The following is a summary of “Definitions of Bronchopulmonary Dysplasia: Which One Should We Use?” published in the December 2022 issue of Pediatrics by Pérez-Tarazona et al.

For a study, researchers sought to determine if the existing criteria of bronchopulmonary dysplasia (BPD) were clinically applicable and whether they may be used to forecast future respiratory outcomes.

Data from 104 preterm babies (mean gestational age, 25.8 weeks) who received a BPD diagnosis between 2010 and 2018 at a single tertiary care facility were gathered for the retrospective cohort analysis. The newborns were categorized using the following criteria: 2001 National Institute of Child Health and Human Development (NICHD), 2017 Canadian Neonatal Network (CNN), 2018 NICHD, and 2019 Neonatal Research Network (NRN). To evaluate each definition’s capacity for predicting death or severe respiratory morbidity at ages 18 to 24 months, logistic regression and the area under the receiver operating characteristic curve (AUC) were utilized.

With the exception of the 2001 NICHD definition, which included 11.4% of patients who couldn’t be classified, all patients could be accurately categorized by each criterion.

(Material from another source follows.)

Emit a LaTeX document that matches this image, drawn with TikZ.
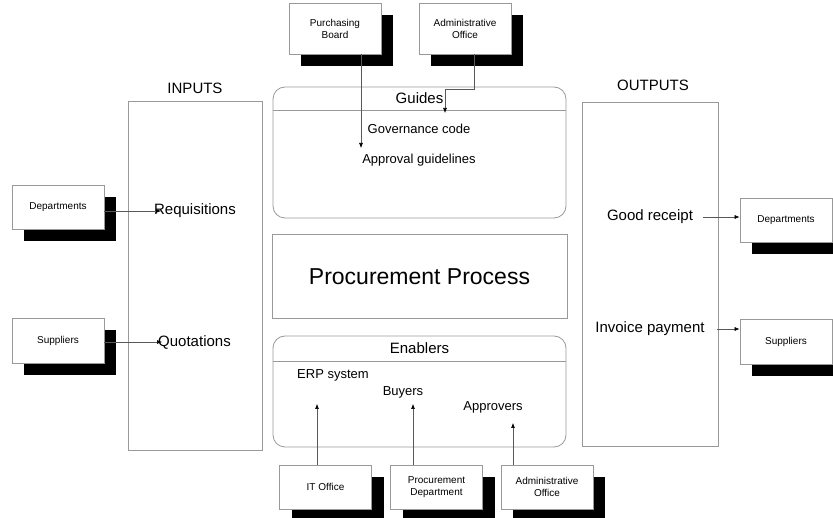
\documentclass[tikz,border=0pt]{standalone}
\usepackage{fontspec}
\setmainfont{Liberation Sans}
\usetikzlibrary{arrows.meta,shadows}
\begin{document}
\begin{tikzpicture}[x=1pt,y=-1pt,
  frame/.style={draw=gray!80, line width=0.8pt, inner sep=0pt},
  ent/.style={draw=gray!80, fill=white, line width=0.7pt, minimum width=92pt,
    minimum height=44pt, align=center, inner sep=1pt,
    font=\fontsize{10}{12}\selectfont,
    general shadow={fill=black, draw=none, shadow xshift=12pt, shadow yshift=-12pt}},
  arr/.style={draw=black!65, line width=0.6pt, -{Latex[length=5pt,width=4pt,color=black]}},
  lbl/.style={font=\fontsize{15}{18}\selectfont, inner sep=0pt},
  item/.style={font=\fontsize{13}{15}\selectfont, inner sep=0pt}]
\useasboundingbox (0,0) rectangle (833,518);
\fill[white] (0,0) rectangle (833,518);

% frames
\node[frame, minimum width=134pt, minimum height=349pt] (inbox) at (195,275.5) {};
\node[frame, minimum width=136pt, minimum height=344pt] (outbox) at (650,274) {};
\node[lbl] (inlbl) at (195,88) {INPUTS};
\node[lbl] (outlbl) at (653,85) {OUTPUTS};

\node[frame, rounded corners=12pt, minimum width=293pt, minimum height=131pt] (guides) at (419.5,152.5) {};
\coordinate (gh) at (0,110);
\draw[draw=gray!80, line width=0.8pt] (guides.west |- gh) -- (guides.east |- gh);
\node[lbl] (gtitle) at (419.5,98.5) {Guides};
\node[item] (gov) at (419,129) {Governance code};
\node[item] (appr) at (419,160) {Approval guidelines};

\node[frame, minimum width=295pt, minimum height=84pt] (proc) at (419.5,276) {};
\node[font=\fontsize{23}{26}\selectfont, inner sep=0pt] (proctxt) at (419.5,277) {Procurement Process};

\node[frame, rounded corners=12pt, minimum width=293pt, minimum height=111pt] (enab) at (419.5,391.5) {};
\coordinate (eh) at (0,361);
\draw[draw=gray!80, line width=0.8pt] (enab.west |- eh) -- (enab.east |- eh);
\node[lbl] (etitle) at (419.5,348) {Enablers};
\node[item] (erp) at (333,375) {ERP system};
\node[item] (buy) at (403,392) {Buyers};
\node[item] (appv) at (493,407) {Approvers};

% inputs / outputs text
\node[lbl] (req) at (195,211) {Requisitions};
\node[lbl] (quot) at (194.5,342) {Quotations};
\node[lbl] (gr) at (650,217) {Good receipt};
\node[lbl] (inv) at (650,329) {Invoice payment};

% entity boxes
\node[ent, minimum height=51pt] (pb) at (335,28.5) {Purchasing\\Board};
\node[ent, minimum height=51pt] (ao1) at (465,28.5) {Administrative\\Office};
\node[ent] (dl) at (58,207) {Departments};
\node[ent, minimum height=45pt] (sl) at (58,340.5) {Suppliers};
\node[ent] (dr) at (786,220) {Departments};
\node[ent, minimum height=45pt] (sr) at (786,341.5) {Suppliers};
\node[ent] (it) at (325.5,487) {IT Office};
\node[ent] (pd) at (436.5,487) {Procurement\\Department};
\node[ent] (ao2) at (547,487) {Administrative\\Office};

% connector end points
\coordinate (pbend) at (361,148);
\coordinate (ao1a) at (474,89);
\coordinate (ao1b) at (445,89);
\coordinate (ao1end) at (445,113);
\coordinate (reqend) at (161,211);
\coordinate (quotend) at (162,342);
\coordinate (grstart) at (703,217);
\coordinate (invstart) at (717,329);
\coordinate (itend) at (317,404);
\coordinate (pdend) at (413,404);
\coordinate (ao2end) at (513,423);

% connectors
\draw[arr] (pb.south -| pbend) -- (pbend);
\draw[arr] (ao1.south -| ao1a) -- (ao1a) -- (ao1b) -- (ao1end);
\draw[arr] (dl.east |- reqend) -- (reqend);
\draw[arr] (sl.east |- quotend) -- (quotend);
\draw[arr] (grstart) -- (dr.west |- grstart);
\draw[arr] (invstart) -- (sr.west |- invstart);
\draw[arr] (it.north -| itend) -- (itend);
\draw[arr] (pd.north -| pdend) -- (pdend);
\draw[arr] (ao2.north -| ao2end) -- (ao2end);
\end{tikzpicture}
\end{document}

According to the 2017 CNN definition, BPD prevalence was 49%, while according to the 2018 NICHD and 2019 NRN definitions, it was 70%. The 2018 NICHD definition had an accuracy of 85.6% and a significantly higher AUC when compared to the 2001 NICHD (0.891 vs. 0.824; P =.015) and 2017 CNN (0.891 vs. 0.811; P =.036) definitions, but not when compared to the 2019 NRN definition (0.891 vs. 0.833; P =.09), was the best regression model.

The 2018 NICHD definition had the best mid-term respiratory outcome prediction power of all of the existing definitions of BPD. The best definition of BPD must be established through additional research.